Pangolins sold at Nigeria’s wet markets during coronavirus pandemic

A rescued pangolin bought off a wildlife seller rests at the Green Finger Garden in Lagos, Nigeria, photo: Reuters/Seun Sanni
A rescued pangolin bought off a wildlife seller rests at the Green Finger Garden in Lagos, Nigeria, photo: Reuters/Seun Sanni

Just a few months after Epe Fish Market was under lockdown to stop the spread of the new coronavirus, vendors at the site in the southern Nigerian state of Lagos are back buying, selling and trading animals.

At the wet market, vendors descale endangered pangolins with a machete. Nearby, other vendors are skinning grasscutter rodents.

Pangolins are fully covered in scales to protect themselves from predators in the wild. When they feel threatened, they curl up. They are non-aggressive animals but have been hunted by people who believe their skin has health benefits, but that has never been scientifically proven.

The pangolin, the world’s most heavily trafficked mammal, is thought by some scientists to be the possible host of the novel coronavirus that emerged at a market in China’s Wuhan city last year. But few in Epe were worried.

“I use to sell everything to the Chinese and the black people, and the coronavirus that just came now, we are not afraid of it because the coronavirus is not inside the meat,” said vendor Kunle Yusaf, who says he has been selling wildlife for over ten years.

Rescuing a pangolin
Chinedu Mogbo, the founder of Green Fingers Wildlife Conservation Initiative, a wildlife sanctuary, is at the Epe market to see what wildlife he can take off the sellers. After about an hour of bargaining, he is able to pay and secure the safety of just one of the pangolins.

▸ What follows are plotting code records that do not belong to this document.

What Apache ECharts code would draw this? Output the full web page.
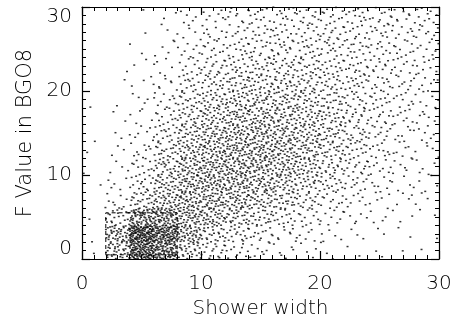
<!DOCTYPE html>
<html>
<head>
<meta charset="utf-8">
<script src="https://cdn.jsdelivr.net/npm/echarts@6/dist/echarts.min.js"></script>
<style>
  html, body { margin: 0; padding: 0; background: #fff; }
  #chart { width: 452px; height: 327px; }
</style>
</head>
<body>
<div id="chart"></div>
<script>
// point counts, per 2x2 cell
// columns: x = 0-2, 2-4, ..., 28-30 ; rows: y = 0-2 (first) up to 28-30 (last)
const xEdges = [0, 2, 4, 6, 8, 10, 12, 14, 16, 18, 20, 22, 24, 26, 28, 30]
const yEdges = [0, 2, 4, 6, 8, 10, 12, 14, 16, 18, 20, 22, 24, 26, 28, 30]
const cellCounts = [
  [1, 35, 110, 80, 28, 16, 12, 8, 6, 4, 3, 2, 2, 1, 1],
  [1, 45, 130, 100, 45, 24, 18, 13, 9, 7, 5, 3, 2, 2, 1],
  [1, 20, 60, 60, 44, 36, 29, 22, 16, 12, 8, 6, 4, 3, 2],
  [1, 8, 24, 36, 42, 41, 36, 30, 24, 18, 12, 8, 6, 4, 3],
  [1, 5, 15, 29, 40, 43, 41, 36, 30, 23, 17, 12, 8, 5, 4],
  [1, 4, 11, 25, 36, 42, 43, 41, 35, 28, 20, 14, 10, 6, 5],
  [1, 3, 9, 20, 32, 38, 42, 41, 36, 30, 23, 16, 11, 7, 5],
  [1, 2, 7, 16, 27, 34, 38, 38, 35, 30, 24, 17, 12, 8, 6],
  [0, 2, 5, 12, 22, 29, 33, 33, 31, 27, 22, 17, 12, 9, 7],
  [1, 1, 4, 10, 18, 24, 28, 28, 27, 24, 20, 16, 13, 9, 7],
  [0, 1, 3, 8, 14, 19, 22, 23, 23, 21, 18, 15, 12, 10, 8],
  [0, 1, 2, 5, 11, 14, 17, 18, 19, 18, 16, 14, 12, 10, 8],
  [0, 0, 2, 4, 8, 12, 13, 14, 15, 15, 14, 13, 12, 10, 8],
  [0, 0, 1, 3, 6, 9, 11, 12, 13, 13, 13, 12, 11, 10, 9],
  [0, 0, 1, 2, 5, 7, 9, 11, 12, 12, 12, 12, 11, 10, 9]
]
// dashed selection box
const boxX = [2, 8]
const boxY = [0.5, 5.5]

// Halton sequence, used only to spread a cell's count evenly inside the cell
function halton(index, base) {
  let f = 1, r = 0
  while (index > 0) {
    f = f / base
    r = r + f * (index % base)
    index = Math.floor(index / base)
  }
  return r
}

const points = []
cellCounts.forEach((row, j) => {
  row.forEach((n, i) => {
    const x0 = xEdges[i], x1 = xEdges[i + 1]
    const y0 = yEdges[j], y1 = yEdges[j + 1]
    const start = 1 + ((i * 37 + j * 53) % 97)
    for (let k = 0; k < n; k++) {
      const u = halton(start + k, 2)
      const v = halton(start + k, 3)
      points.push([x0 + u * (x1 - x0), y0 + v * (y1 - y0)])
    }
  })
})

const font = 'DejaVu Sans'
const textColor = '#000'

function makeAxis(position, extra) {
  return Object.assign({
    type: 'value',
    position: position,
    min: 0,
    max: 30,
    interval: 10,
    z: 5,
    axisLine: { show: true, onZero: false, lineStyle: { color: '#000', width: 1.2 } },
    axisTick: { show: true, inside: true, length: 8, lineStyle: { color: '#000', width: 1.2 } },
    minorTick: { show: true, splitNumber: 10, length: 4, lineStyle: { color: '#000', width: 1 } },
    splitLine: { show: false },
    axisLabel: { show: false }
  }, extra)
}

const chart = echarts.init(document.getElementById('chart'))
chart.setOption({
  animation: false,
  backgroundColor: '#fff',
  grid: { left: 82, right: 13, top: 7, bottom: 68, outerBoundsMode: 'none' },
  xAxis: [
    makeAxis('bottom', {
      name: 'Shower width',
      nameLocation: 'middle',
      nameGap: 33,
      nameTextStyle: { fontFamily: font, fontSize: 20, fontWeight: 200, color: textColor },
      axisLabel: { show: true, fontFamily: font, fontSize: 20, fontWeight: 200, color: textColor, margin: 15 }
    }),
    makeAxis('top')
  ],
  yAxis: [
    makeAxis('left', {
      name: 'F Value in BGO8',
      nameLocation: 'middle',
      nameGap: 46,
      nameTextStyle: { fontFamily: font, fontSize: 21, fontWeight: 200, color: textColor },
      axisLabel: {
        show: true, fontFamily: font, fontSize: 20, fontWeight: 200, color: textColor, margin: 10,
        verticalAlignMaxLabel: 'top', verticalAlignMinLabel: 'bottom'
      }
    }),
    makeAxis('right')
  ],
  series: [
    {
      type: 'scatter',
      data: points,
      symbol: 'rect',
      symbolSize: [2, 1.5],
      itemStyle: { color: '#000' },
      progressive: 0,
      silent: true,
      markArea: {
        silent: true,
        itemStyle: { color: 'rgba(0,0,0,0)', borderColor: '#000', borderWidth: 1, borderType: [4, 3] },
        data: [[{ coord: [boxX[0], boxY[0]] }, { coord: [boxX[1], boxY[1]] }]]
      }
    }
  ]
})
</script>
</body>
</html>
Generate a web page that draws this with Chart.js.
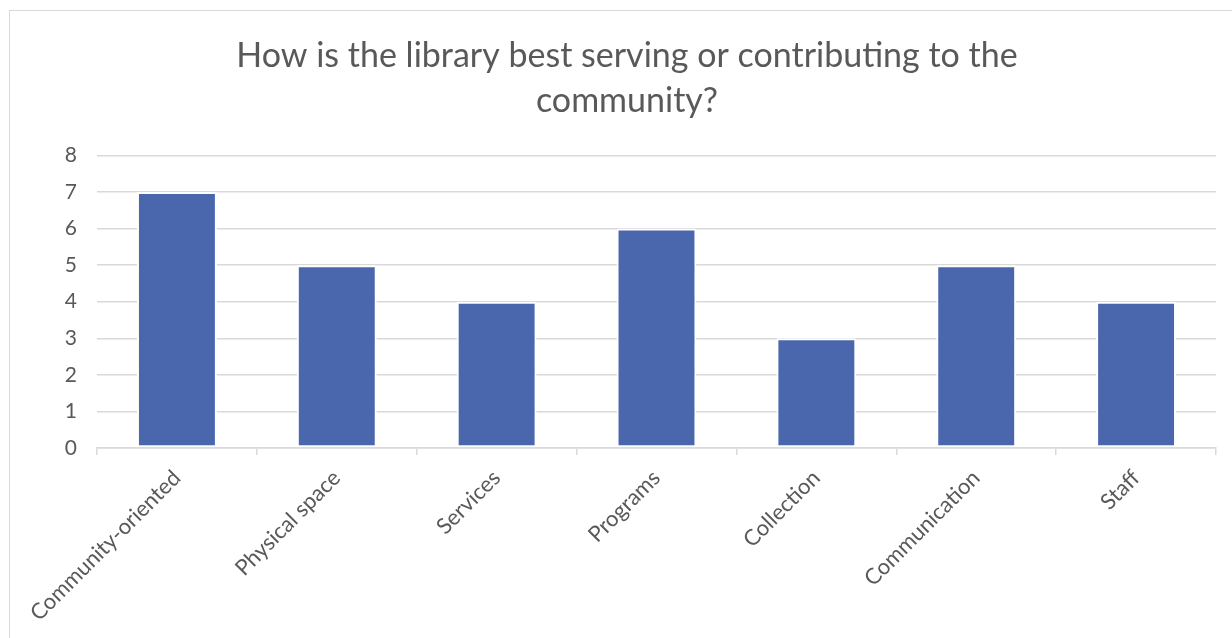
<!DOCTYPE html>
<html>
<head>
<meta charset="utf-8">
<script src="https://cdn.jsdelivr.net/npm/chart.js@4"></script>
<style>
  html, body { margin: 0; padding: 0; background: #fff; }
  #wrap { position: relative; width: 1232px; height: 638px; overflow: hidden; }
  #frame { position: absolute; left: 9px; top: 10px; width: 1300px; height: 700px;
           border-left: 1px solid #d9d9d9; border-top: 1px solid #d9d9d9; }
  canvas { position: absolute; left: 0; top: 0; }
</style>
</head>
<body>
<div id="wrap">
  <div id="frame"></div>
  <canvas id="grafico" width="1232" height="638"></canvas>
</div>
<script>
// dados do grafico
const categorias = ['Community-oriented', 'Physical space', 'Services', 'Programs', 'Collection', 'Communication', 'Staff'];
const valores = [7, 5, 4, 6, 3, 5, 4];
const titulo = ['How is the library best serving or contributing to the', 'community?'];

const cinzaTexto = '#595959';
const cinzaGrade = '#d9d9d9';
const fonte = 'Lato, "Open Sans", sans-serif';

const ctx = document.getElementById('grafico').getContext('2d');
new Chart(ctx, {
  type: 'bar',
  data: {
    labels: categorias,
    datasets: [{
      data: valores,
      backgroundColor: '#4a66ac',
      borderColor: '#ffffff',
      borderWidth: 2,
      borderSkipped: false,
      categoryPercentage: 1,
      barPercentage: 0.5
    }]
  },
  options: {
    responsive: false,
    animation: false,
    // padding esquerdo empurra o centro do titulo; eixo y compensa
    layout: { padding: { top: 0, right: 16, bottom: 0, left: 38 } },
    plugins: {
      legend: { display: false },
      tooltip: { enabled: false },
      title: {
        display: true,
        text: titulo,
        color: cinzaTexto,
        font: { family: fonte, size: 34, weight: 'normal', lineHeight: 1.33 },
        padding: { top: 33, bottom: 32 }
      }
    },
    scales: {
      x: {
        border: { color: cinzaGrade, width: 1.5 },
        grid: { drawOnChartArea: false, drawTicks: true, tickLength: 7, color: cinzaGrade, lineWidth: 1.5 },
        ticks: {
          color: cinzaTexto,
          font: { family: fonte, size: 22 },
          minRotation: 45,
          maxRotation: 45,
          padding: 10
        },
        afterFit: s => { s.height = 190; }
      },
      y: {
        min: 0,
        max: 8,
        border: { display: false },
        grid: { color: cinzaGrade, lineWidth: 1.5, drawTicks: false },
        ticks: {
          stepSize: 1,
          color: cinzaTexto,
          font: { family: fonte, size: 21 },
          padding: 20
        },
        afterFit: s => { s.width = 59; }
      }
    }
  }
});
</script>
</body>
</html>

Chinedu says paying to save these animals is not the best option, but it remains all he can do until there is proper education. He buys these animals and gives them a new lease to life by either bringing them to his animal sanctuary or keeping them for a while to heal before releasing them back into the wild.

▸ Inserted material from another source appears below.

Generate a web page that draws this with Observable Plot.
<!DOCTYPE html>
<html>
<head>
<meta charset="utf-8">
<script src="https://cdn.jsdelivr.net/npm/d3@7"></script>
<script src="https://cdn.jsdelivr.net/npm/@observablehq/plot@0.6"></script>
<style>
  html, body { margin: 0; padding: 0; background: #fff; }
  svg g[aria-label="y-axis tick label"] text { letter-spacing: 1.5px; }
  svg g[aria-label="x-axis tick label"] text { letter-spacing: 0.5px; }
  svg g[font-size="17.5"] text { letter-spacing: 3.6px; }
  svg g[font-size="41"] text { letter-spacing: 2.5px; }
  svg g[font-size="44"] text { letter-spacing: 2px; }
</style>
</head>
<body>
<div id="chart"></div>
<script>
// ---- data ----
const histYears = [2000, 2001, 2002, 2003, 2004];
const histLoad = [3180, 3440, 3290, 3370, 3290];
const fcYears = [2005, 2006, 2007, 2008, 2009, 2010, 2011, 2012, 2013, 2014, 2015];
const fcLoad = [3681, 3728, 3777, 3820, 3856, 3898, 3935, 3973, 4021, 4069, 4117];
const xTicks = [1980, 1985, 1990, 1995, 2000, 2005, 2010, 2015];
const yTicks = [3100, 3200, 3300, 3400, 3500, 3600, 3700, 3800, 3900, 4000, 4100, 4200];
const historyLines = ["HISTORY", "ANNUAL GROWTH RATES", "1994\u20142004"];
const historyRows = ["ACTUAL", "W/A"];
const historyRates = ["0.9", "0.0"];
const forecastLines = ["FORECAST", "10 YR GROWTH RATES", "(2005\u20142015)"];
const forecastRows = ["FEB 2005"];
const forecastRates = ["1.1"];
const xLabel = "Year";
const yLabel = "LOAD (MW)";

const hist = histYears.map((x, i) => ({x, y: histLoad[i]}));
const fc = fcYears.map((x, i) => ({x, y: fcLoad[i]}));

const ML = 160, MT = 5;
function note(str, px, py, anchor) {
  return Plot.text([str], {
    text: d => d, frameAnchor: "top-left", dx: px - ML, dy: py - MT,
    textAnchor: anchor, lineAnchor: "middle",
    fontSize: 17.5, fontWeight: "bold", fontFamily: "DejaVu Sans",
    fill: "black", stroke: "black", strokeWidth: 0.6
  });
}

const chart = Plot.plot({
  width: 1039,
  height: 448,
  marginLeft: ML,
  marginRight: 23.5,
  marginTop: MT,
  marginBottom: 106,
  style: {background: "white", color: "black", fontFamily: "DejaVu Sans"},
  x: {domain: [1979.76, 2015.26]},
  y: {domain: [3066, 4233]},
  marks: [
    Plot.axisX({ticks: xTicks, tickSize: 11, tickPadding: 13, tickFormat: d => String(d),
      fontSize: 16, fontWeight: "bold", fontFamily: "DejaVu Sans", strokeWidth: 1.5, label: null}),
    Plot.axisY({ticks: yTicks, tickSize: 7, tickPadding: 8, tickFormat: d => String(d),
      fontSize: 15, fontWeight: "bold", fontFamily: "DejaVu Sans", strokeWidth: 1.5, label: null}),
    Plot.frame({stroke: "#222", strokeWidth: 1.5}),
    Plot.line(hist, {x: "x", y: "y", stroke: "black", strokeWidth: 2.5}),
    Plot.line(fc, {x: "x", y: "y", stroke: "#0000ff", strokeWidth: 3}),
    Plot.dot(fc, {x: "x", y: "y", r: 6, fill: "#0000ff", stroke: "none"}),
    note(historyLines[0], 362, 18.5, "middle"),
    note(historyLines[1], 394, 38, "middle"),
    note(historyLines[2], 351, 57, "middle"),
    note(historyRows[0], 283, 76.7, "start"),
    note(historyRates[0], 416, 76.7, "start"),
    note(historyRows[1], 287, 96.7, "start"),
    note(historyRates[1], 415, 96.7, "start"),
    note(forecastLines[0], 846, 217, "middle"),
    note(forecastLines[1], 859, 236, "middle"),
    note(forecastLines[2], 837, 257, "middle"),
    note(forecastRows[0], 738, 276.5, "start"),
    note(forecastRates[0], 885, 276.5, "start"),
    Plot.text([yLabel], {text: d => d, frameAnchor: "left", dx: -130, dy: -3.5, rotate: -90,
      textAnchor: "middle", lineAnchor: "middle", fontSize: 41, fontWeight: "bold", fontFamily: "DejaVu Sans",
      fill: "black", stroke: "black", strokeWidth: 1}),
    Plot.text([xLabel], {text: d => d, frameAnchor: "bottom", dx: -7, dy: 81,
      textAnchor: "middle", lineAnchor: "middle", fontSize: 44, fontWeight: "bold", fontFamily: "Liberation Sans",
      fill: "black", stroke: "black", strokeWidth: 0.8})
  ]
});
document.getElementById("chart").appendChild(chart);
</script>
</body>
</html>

He says that apart from going to these wet markets to buy off the animals, he gets called as much as 15 times a day from people who are about to witness the killing of a wild animal either for food or for traditional medicine purposes.

One time, he paid as much as 600 USD for a vulture.

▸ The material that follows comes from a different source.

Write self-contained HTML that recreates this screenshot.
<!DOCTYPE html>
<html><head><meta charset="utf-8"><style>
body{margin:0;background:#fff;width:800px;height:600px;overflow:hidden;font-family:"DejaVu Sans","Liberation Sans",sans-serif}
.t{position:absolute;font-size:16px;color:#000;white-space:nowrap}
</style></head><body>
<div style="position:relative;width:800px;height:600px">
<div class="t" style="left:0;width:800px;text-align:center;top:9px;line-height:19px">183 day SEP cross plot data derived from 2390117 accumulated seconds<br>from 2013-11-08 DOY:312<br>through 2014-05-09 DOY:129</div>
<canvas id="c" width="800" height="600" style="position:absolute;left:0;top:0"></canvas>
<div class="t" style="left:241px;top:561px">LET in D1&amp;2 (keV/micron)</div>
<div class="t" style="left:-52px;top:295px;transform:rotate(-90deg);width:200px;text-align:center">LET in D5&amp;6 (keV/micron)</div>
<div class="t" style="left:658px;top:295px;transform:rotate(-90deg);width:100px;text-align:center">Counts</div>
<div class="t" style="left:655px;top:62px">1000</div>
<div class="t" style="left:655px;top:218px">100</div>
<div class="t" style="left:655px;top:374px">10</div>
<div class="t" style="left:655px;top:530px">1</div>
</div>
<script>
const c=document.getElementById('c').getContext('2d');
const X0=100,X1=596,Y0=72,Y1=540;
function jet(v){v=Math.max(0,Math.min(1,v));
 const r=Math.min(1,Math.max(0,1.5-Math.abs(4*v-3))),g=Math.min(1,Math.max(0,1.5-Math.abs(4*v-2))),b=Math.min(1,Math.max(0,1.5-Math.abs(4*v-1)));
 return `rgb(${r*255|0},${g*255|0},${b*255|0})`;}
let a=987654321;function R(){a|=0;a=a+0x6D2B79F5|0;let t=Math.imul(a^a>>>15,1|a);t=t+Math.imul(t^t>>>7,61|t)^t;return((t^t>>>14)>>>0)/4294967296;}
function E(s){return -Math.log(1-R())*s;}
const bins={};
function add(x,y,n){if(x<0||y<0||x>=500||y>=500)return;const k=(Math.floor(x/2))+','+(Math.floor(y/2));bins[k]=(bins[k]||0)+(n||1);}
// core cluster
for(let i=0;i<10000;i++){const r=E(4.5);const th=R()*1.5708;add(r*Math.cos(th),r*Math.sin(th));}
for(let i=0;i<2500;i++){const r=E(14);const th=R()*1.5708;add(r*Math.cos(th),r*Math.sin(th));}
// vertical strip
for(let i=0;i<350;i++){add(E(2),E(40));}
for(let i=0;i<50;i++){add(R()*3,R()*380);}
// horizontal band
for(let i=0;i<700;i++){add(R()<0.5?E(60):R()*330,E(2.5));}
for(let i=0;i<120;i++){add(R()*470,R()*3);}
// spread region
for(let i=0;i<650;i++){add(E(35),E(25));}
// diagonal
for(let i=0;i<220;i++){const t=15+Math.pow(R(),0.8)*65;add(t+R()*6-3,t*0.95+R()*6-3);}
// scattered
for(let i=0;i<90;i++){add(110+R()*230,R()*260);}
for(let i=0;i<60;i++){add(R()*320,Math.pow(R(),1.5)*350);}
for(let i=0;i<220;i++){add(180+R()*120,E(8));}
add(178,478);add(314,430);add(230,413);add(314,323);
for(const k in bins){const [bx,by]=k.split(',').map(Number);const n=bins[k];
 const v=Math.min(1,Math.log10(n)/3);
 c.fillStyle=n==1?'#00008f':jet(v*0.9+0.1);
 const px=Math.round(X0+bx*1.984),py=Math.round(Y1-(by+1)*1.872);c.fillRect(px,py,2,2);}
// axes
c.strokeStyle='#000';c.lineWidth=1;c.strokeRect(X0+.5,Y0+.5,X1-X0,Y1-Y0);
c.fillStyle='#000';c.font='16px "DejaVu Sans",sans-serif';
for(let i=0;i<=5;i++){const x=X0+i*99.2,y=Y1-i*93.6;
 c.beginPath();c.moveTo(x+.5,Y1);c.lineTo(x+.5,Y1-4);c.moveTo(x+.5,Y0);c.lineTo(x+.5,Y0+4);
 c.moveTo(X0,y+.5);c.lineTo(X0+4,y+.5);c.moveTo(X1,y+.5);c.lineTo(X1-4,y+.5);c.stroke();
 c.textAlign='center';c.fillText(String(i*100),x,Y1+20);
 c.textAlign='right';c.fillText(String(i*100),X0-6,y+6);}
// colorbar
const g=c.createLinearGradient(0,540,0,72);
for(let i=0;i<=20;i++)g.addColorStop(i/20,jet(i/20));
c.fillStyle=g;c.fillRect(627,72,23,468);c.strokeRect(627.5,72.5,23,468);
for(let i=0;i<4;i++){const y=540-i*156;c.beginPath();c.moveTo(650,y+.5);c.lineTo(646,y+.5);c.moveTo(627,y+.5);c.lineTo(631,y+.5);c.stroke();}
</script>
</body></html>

The World Wildlife Fund (WWF) said the pandemic “should be a wake-up call.” But the booming trade at Epe illustrated unchanged attitudes despite the nearly 800,000 killed worldwide by the virus. According to the WWF, Nigeria is also a hub for illegal wildlife trade to Asia.

The WWF said the economic strain of the pandemic has sapped conservation budgets in many countries.